Sollte ich mich zu erkennen geben?
Ich wartete und überlegte.
Scheiße was sollte ich machen, ich hatte keine Ahnung.
Ich schloss geräuschlos das Fenster.
Mit eiligen Schritten stolperte ich die Treppe hinab, bevor ich fallen konnte, hielt ich mich am Geländer fest.
Ich huschte in die Küche und versuchte unbemerkt die Person zu beobachten.
Sie sah mich nicht, punkt für mich.
Doch dann, als hätte sie es bemerkt stand sie auf und starrte direkt in mein Gesicht.
Total schockiert fing ich an zu schreien.
Es war Marilyn, doch sie war alleine, wo war Ricky?!
Ich gab ihr ein Handzeichen, dass sie zur Haustür gehen sollte.
Sie nickte.
Chloé war anscheinend aufgewacht, als ich zur Haustür stürzte.
Sie rieb sich verschlafen die Augen und starrte mich an.

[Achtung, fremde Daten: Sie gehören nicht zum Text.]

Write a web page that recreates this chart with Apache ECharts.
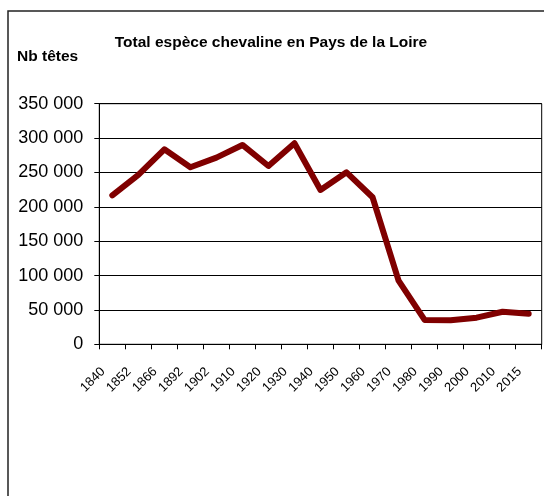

Ich riss die Tür auf und zog Marilyn rein, die total verfroren und hungrig aussah.
Ich schloss sie in die Arme, doch sie brach in Tränen aus.
Irgendwie versuchte ich sie zu beruhigen, ich wusste nicht was sie hatte.
Schnell gab ich ihr meine Jacke und hüllte sie darin ein, ich gab ihr auch etwas zu Essen.
Dankend setzte sie sich auf die Couch und biss zitternd in ihr Brot.
„Marilyn.“, streichelte ich sie am Arm.
„Wo sind die anderen?“, fragte Chloé ungeduldig und rutschte auf ihrem Platz hin und her.
„Ich weiß es nicht.“, sagte Marilyn und schluckte.
„Ricky…“, heulte sie und hielt sich die Hände vor die Augen.
„Was ist mit Ricky?“, fragte Chloé. An ihrem fehlenden Taktgefühl konnte man ganz klar erkennen, dass sie noch 6 war.
„Tot.“, murmelte sie.
Ich schlug mir die freie Hand vor den Mund und spürte wie mir selbst Tränen in die Augen stiegen.
Chloé starrte mich ungläubig an, ihr stiegen ebenfalls Tränen in die Augen.
Wir schlossen sie in die Arme. 
Keine Ahnung wie lange wir noch so da saßen.
Wir waren nun zu dritt, Marilyn hatte Ricky verloren, ich wusste nicht wie, aber ich würde sie auch nicht danach fragen.
Ich konnte es mir schon denken und nachdem das mit Ricky passiert ist, hatte ich wenig Hoffnung, dass es Toby besser geht, ich hoffe es.